First, from what you have described, there really is no simplification of the feed-forward code or the backpropagation code. You are just combining three weight matrices into one, which allows the feedforward and costfn functions to take fewer arguments but you still have to unpack W inside those functions to implement the forward and backpropagation logic. The feedforward and backpropagation logic requires evaluation of the activation function and its derivative in each layer so you can't represent this as a simple matrix multiplication.

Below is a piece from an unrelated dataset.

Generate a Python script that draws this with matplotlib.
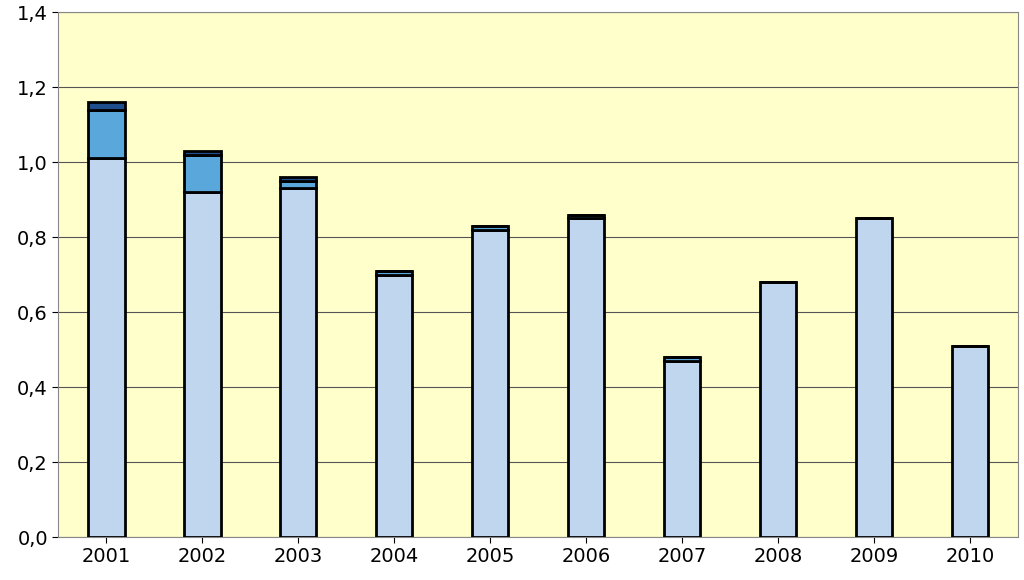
import matplotlib
matplotlib.use("Agg")
import matplotlib.pyplot as plt
import numpy as np
from matplotlib.ticker import FuncFormatter

years = ["2001", "2002", "2003", "2004", "2005", "2006", "2007", "2008", "2009", "2010"]
series_a = [1.01, 0.92, 0.93, 0.70, 0.82, 0.85, 0.47, 0.68, 0.85, 0.51]
series_b = [0.13, 0.10, 0.02, 0.01, 0.01, 0.01, 0.01, 0.0, 0.0, 0.0]
series_c = [0.02, 0.01, 0.01, 0.0, 0.0, 0.0, 0.0, 0.0, 0.0, 0.0]

fig = plt.figure(figsize=(10.24, 5.8), dpi=100)
ax = fig.add_axes([0.057, 0.074, 0.937, 0.905])
ax.set_facecolor("#FFFFCC")

x = np.arange(len(years))
w = 0.38
kw = dict(width=w, edgecolor="black", linewidth=2, zorder=3)
a = np.array(series_a)
b = np.array(series_b)
c = np.array(series_c)
ax.bar(x, a, color="#C0D6EE", **kw)
ax.bar(x, b, bottom=a, color="#5AA7DC", **kw)
ax.bar(x, c, bottom=a + b, color="#1F4E8C", **kw)

ax.set_xlim(-0.5, len(years) - 0.5)
ax.set_ylim(0, 1.4)
ax.set_yticks(np.arange(0, 1.41, 0.2))
ax.yaxis.set_major_formatter(FuncFormatter(lambda v, p: f"{v:.1f}".replace(".", ",")))
ax.set_xticks(x)
ax.set_xticklabels(years)
ax.grid(axis="y", color="#555555", linewidth=0.8, zorder=0)
ax.tick_params(labelsize=14, length=4)
for s in ax.spines.values():
    s.set_color("#888888")

fig.savefig("out.png", dpi=100)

The second issue is that you are constraining the structure of your neural network by packing three weight matrices into one by appending columns. The number or rows and columns in the weight matrix correspond to the number of neurons and inputs in the layer, respectively. Suppose you have M inputs to your network and N neurons in the first layer. Then W1 will have shape (N, M). In general, for a fully-connected network, layer two weights (W2) will have shape (K, N), where N is the number of inputs (which is constrained by the number of outputs from the first layer) and K is the number of neurons in the second layer.

The problem is that since you are creating one combined weight matrix by appending columns, K (the number of rows in the second weight matrix) will have to be the same as the number of rows/neurons from the first layer, and so on for successive layers. In other words, your network will have shape M x N x N x N (M inputs, then N neurons in each layer). This is a bad constraint to have on your network since you typically don't want the same numbers of neurons in the hidden layers as in the output layer.

Note that for simplification, I have ignored bias inputs but the same issues exist even if they are included.